23. Therefore, it follows as a sequitur that except this Sales Tax reimbursement, which in any case has been left open (in the impugned award and this order) impugned award stands sustained and there shall be no judicial intervention by this Court qua the impugned award.
24. Before concluding, this Court deems it appropriate to observe that claim regarding Sales Tax being Clause No.15 is clearly segregable and it can be segregated qua said contract. In this regard, J.G.Engineers principle being law down by Hon'ble Supreme Court in J.G.Engineers Private Limited Vs.

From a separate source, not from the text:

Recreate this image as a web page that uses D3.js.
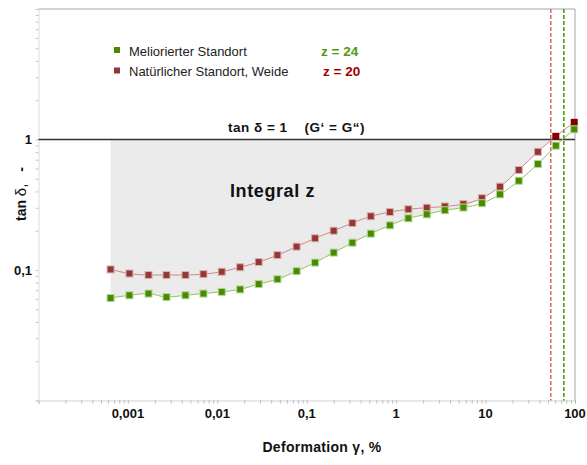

Union of India and another reported in (2011) 5 SCC 758 is of relevance and most relevant portion is contained in paragraph 25 and the same reads as follows:
'25. It is now well settled that if an award deals with and decides several claims separately and distinctly, even if the court finds that the award in regard to some items is bad, the court will segregate the award on items which did not suffer from any infirmity and uphold the award to that extent....' https://www.mhc.tn.gov.in/judis/ 14/16 O.P.No.859 of 2016
25. Captioned OP is disposed of on above terms. There shall be no order as to costs.